WORK INSTRUCTIONS:
Omit all images. Write out the rest of the material exactly.

SUPPLIED MATERIAL:

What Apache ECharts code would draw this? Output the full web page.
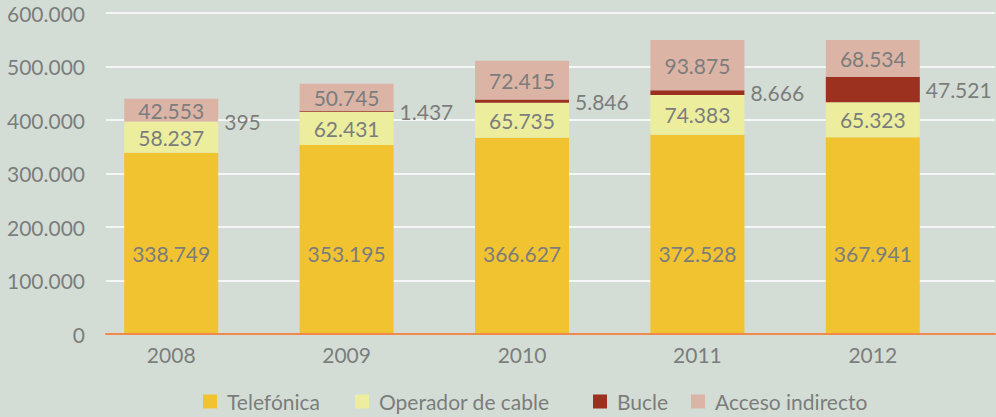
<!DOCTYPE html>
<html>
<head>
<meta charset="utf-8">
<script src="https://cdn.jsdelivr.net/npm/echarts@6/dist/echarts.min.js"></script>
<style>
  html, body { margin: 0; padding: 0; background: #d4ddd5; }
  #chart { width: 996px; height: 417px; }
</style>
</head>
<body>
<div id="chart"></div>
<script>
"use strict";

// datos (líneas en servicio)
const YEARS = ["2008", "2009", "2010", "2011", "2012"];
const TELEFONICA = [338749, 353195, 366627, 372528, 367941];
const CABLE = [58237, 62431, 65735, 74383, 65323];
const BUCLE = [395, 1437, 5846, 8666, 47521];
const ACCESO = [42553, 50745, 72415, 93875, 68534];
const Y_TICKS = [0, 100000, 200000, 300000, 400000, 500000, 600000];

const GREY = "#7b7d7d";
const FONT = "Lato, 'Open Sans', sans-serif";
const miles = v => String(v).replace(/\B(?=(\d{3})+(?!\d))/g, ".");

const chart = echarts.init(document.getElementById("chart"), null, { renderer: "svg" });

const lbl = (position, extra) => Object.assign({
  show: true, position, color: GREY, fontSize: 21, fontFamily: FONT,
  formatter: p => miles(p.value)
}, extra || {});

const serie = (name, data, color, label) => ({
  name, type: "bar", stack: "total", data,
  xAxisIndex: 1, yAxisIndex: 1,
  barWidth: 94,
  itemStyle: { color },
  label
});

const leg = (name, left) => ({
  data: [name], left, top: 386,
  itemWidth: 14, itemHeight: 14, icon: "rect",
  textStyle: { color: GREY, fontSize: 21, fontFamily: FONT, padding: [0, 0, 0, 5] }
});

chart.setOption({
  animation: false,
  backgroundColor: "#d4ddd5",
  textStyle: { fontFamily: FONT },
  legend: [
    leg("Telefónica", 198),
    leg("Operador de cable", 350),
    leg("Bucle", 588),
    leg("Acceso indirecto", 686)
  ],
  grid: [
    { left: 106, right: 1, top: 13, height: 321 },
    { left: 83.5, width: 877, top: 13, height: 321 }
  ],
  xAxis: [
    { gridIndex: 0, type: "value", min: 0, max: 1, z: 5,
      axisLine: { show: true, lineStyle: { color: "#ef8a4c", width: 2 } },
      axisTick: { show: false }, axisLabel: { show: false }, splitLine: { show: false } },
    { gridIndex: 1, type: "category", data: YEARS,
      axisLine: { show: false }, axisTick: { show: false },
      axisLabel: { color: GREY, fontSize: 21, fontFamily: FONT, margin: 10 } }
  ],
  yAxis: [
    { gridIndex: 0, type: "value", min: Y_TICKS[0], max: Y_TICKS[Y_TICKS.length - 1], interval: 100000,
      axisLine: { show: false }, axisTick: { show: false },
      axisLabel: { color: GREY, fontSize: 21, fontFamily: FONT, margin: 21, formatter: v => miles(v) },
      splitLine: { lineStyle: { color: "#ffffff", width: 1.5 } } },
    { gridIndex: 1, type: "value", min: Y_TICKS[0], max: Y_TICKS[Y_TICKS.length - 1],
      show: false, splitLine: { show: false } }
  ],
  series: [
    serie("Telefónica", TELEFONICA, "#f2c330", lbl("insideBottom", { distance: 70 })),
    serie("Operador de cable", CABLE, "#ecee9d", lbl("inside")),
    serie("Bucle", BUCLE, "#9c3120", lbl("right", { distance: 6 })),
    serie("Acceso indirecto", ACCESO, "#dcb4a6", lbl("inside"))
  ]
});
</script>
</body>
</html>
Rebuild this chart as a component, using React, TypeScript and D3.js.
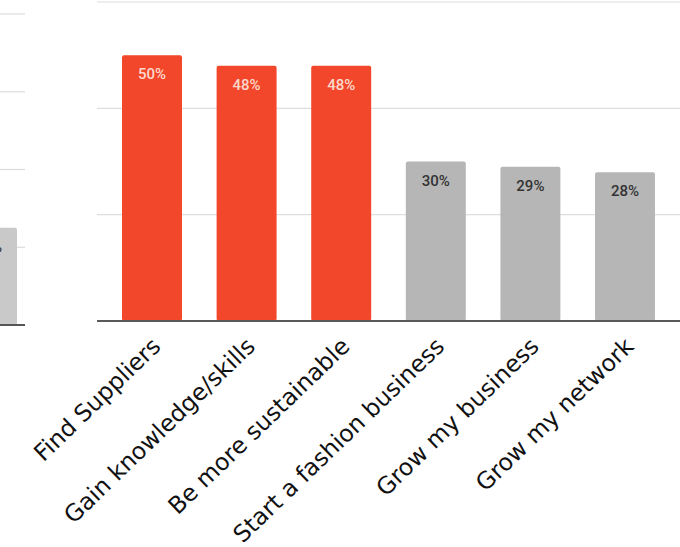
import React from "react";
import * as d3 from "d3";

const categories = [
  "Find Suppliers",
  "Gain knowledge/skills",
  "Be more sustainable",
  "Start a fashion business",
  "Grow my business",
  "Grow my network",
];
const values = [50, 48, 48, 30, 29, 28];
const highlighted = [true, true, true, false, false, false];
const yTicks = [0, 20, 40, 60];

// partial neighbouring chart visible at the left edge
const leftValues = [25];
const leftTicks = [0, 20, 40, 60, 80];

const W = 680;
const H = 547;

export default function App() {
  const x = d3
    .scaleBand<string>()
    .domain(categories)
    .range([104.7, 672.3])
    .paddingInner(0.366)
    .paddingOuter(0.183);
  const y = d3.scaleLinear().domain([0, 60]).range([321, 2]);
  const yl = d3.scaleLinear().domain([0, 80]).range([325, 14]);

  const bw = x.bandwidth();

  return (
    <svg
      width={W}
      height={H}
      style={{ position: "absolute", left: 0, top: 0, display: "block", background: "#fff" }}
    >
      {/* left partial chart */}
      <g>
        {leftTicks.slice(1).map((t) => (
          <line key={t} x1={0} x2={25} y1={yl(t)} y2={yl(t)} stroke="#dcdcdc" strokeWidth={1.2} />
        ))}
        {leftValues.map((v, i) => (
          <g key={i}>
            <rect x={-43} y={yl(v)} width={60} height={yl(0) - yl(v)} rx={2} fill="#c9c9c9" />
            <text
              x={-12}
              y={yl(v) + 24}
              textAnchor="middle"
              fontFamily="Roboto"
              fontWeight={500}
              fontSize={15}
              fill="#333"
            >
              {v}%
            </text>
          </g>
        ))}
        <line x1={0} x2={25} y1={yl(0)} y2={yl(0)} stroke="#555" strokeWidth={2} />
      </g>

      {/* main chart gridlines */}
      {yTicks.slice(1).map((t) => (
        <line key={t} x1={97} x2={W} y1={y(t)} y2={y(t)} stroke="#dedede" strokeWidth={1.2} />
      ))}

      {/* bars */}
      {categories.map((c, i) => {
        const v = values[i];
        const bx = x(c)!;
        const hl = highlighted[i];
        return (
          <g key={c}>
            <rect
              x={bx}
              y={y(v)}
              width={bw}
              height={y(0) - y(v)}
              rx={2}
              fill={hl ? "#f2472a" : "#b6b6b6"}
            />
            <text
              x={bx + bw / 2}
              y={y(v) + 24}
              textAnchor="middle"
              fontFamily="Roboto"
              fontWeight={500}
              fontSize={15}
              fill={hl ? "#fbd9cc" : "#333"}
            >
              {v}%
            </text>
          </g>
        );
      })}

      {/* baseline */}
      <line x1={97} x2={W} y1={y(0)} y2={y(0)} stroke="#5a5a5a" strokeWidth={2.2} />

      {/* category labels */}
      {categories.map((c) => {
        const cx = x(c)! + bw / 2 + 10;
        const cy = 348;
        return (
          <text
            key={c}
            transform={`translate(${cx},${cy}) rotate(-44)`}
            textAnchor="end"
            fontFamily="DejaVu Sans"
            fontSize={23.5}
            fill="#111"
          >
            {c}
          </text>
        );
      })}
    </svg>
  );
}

EXPECTED OUTPUT:
What Apache ECharts code would draw this? Output the full web page.
<!DOCTYPE html>
<html>
<head>
<meta charset="utf-8">
<script src="https://cdn.jsdelivr.net/npm/echarts@6/dist/echarts.min.js"></script>
<style>
  html, body { margin: 0; padding: 0; background: #d4ddd5; }
  #chart { width: 996px; height: 417px; }
</style>
</head>
<body>
<div id="chart"></div>
<script>
"use strict";

// datos (líneas en servicio)
const YEARS = ["2008", "2009", "2010", "2011", "2012"];
const TELEFONICA = [338749, 353195, 366627, 372528, 367941];
const CABLE = [58237, 62431, 65735, 74383, 65323];
const BUCLE = [395, 1437, 5846, 8666, 47521];
const ACCESO = [42553, 50745, 72415, 93875, 68534];
const Y_TICKS = [0, 100000, 200000, 300000, 400000, 500000, 600000];

const GREY = "#7b7d7d";
const FONT = "Lato, 'Open Sans', sans-serif";
const miles = v => String(v).replace(/\B(?=(\d{3})+(?!\d))/g, ".");

const chart = echarts.init(document.getElementById("chart"), null, { renderer: "svg" });

const lbl = (position, extra) => Object.assign({
  show: true, position, color: GREY, fontSize: 21, fontFamily: FONT,
  formatter: p => miles(p.value)
}, extra || {});

const serie = (name, data, color, label) => ({
  name, type: "bar", stack: "total", data,
  xAxisIndex: 1, yAxisIndex: 1,
  barWidth: 94,
  itemStyle: { color },
  label
});

const leg = (name, left) => ({
  data: [name], left, top: 386,
  itemWidth: 14, itemHeight: 14, icon: "rect",
  textStyle: { color: GREY, fontSize: 21, fontFamily: FONT, padding: [0, 0, 0, 5] }
});

chart.setOption({
  animation: false,
  backgroundColor: "#d4ddd5",
  textStyle: { fontFamily: FONT },
  legend: [
    leg("Telefónica", 198),
    leg("Operador de cable", 350),
    leg("Bucle", 588),
    leg("Acceso indirecto", 686)
  ],
  grid: [
    { left: 106, right: 1, top: 13, height: 321 },
    { left: 83.5, width: 877, top: 13, height: 321 }
  ],
  xAxis: [
    { gridIndex: 0, type: "value", min: 0, max: 1, z: 5,
      axisLine: { show: true, lineStyle: { color: "#ef8a4c", width: 2 } },
      axisTick: { show: false }, axisLabel: { show: false }, splitLine: { show: false } },
    { gridIndex: 1, type: "category", data: YEARS,
      axisLine: { show: false }, axisTick: { show: false },
      axisLabel: { color: GREY, fontSize: 21, fontFamily: FONT, margin: 10 } }
  ],
  yAxis: [
    { gridIndex: 0, type: "value", min: Y_TICKS[0], max: Y_TICKS[Y_TICKS.length - 1], interval: 100000,
      axisLine: { show: false }, axisTick: { show: false },
      axisLabel: { color: GREY, fontSize: 21, fontFamily: FONT, margin: 21, formatter: v => miles(v) },
      splitLine: { lineStyle: { color: "#ffffff", width: 1.5 } } },
    { gridIndex: 1, type: "value", min: Y_TICKS[0], max: Y_TICKS[Y_TICKS.length - 1],
      show: false, splitLine: { show: false } }
  ],
  series: [
    serie("Telefónica", TELEFONICA, "#f2c330", lbl("insideBottom", { distance: 70 })),
    serie("Operador de cable", CABLE, "#ecee9d", lbl("inside")),
    serie("Bucle", BUCLE, "#9c3120", lbl("right", { distance: 6 })),
    serie("Acceso indirecto", ACCESO, "#dcb4a6", lbl("inside"))
  ]
});
</script>
</body>
</html>
Rebuild this chart as a component, using React, TypeScript and D3.js.
import React from "react";
import * as d3 from "d3";

const categories = [
  "Find Suppliers",
  "Gain knowledge/skills",
  "Be more sustainable",
  "Start a fashion business",
  "Grow my business",
  "Grow my network",
];
const values = [50, 48, 48, 30, 29, 28];
const highlighted = [true, true, true, false, false, false];
const yTicks = [0, 20, 40, 60];

// partial neighbouring chart visible at the left edge
const leftValues = [25];
const leftTicks = [0, 20, 40, 60, 80];

const W = 680;
const H = 547;

export default function App() {
  const x = d3
    .scaleBand<string>()
    .domain(categories)
    .range([104.7, 672.3])
    .paddingInner(0.366)
    .paddingOuter(0.183);
  const y = d3.scaleLinear().domain([0, 60]).range([321, 2]);
  const yl = d3.scaleLinear().domain([0, 80]).range([325, 14]);

  const bw = x.bandwidth();

  return (
    <svg
      width={W}
      height={H}
      style={{ position: "absolute", left: 0, top: 0, display: "block", background: "#fff" }}
    >
      {/* left partial chart */}
      <g>
        {leftTicks.slice(1).map((t) => (
          <line key={t} x1={0} x2={25} y1={yl(t)} y2={yl(t)} stroke="#dcdcdc" strokeWidth={1.2} />
        ))}
        {leftValues.map((v, i) => (
          <g key={i}>
            <rect x={-43} y={yl(v)} width={60} height={yl(0) - yl(v)} rx={2} fill="#c9c9c9" />
            <text
              x={-12}
              y={yl(v) + 24}
              textAnchor="middle"
              fontFamily="Roboto"
              fontWeight={500}
              fontSize={15}
              fill="#333"
            >
              {v}%
            </text>
          </g>
        ))}
        <line x1={0} x2={25} y1={yl(0)} y2={yl(0)} stroke="#555" strokeWidth={2} />
      </g>

      {/* main chart gridlines */}
      {yTicks.slice(1).map((t) => (
        <line key={t} x1={97} x2={W} y1={y(t)} y2={y(t)} stroke="#dedede" strokeWidth={1.2} />
      ))}

      {/* bars */}
      {categories.map((c, i) => {
        const v = values[i];
        const bx = x(c)!;
        const hl = highlighted[i];
        return (
          <g key={c}>
            <rect
              x={bx}
              y={y(v)}
              width={bw}
              height={y(0) - y(v)}
              rx={2}
              fill={hl ? "#f2472a" : "#b6b6b6"}
            />
            <text
              x={bx + bw / 2}
              y={y(v) + 24}
              textAnchor="middle"
              fontFamily="Roboto"
              fontWeight={500}
              fontSize={15}
              fill={hl ? "#fbd9cc" : "#333"}
            >
              {v}%
            </text>
          </g>
        );
      })}

      {/* baseline */}
      <line x1={97} x2={W} y1={y(0)} y2={y(0)} stroke="#5a5a5a" strokeWidth={2.2} />

      {/* category labels */}
      {categories.map((c) => {
        const cx = x(c)! + bw / 2 + 10;
        const cy = 348;
        return (
          <text
            key={c}
            transform={`translate(${cx},${cy}) rotate(-44)`}
            textAnchor="end"
            fontFamily="DejaVu Sans"
            fontSize={23.5}
            fill="#111"
          >
            {c}
          </text>
        );
      })}
    </svg>
  );
}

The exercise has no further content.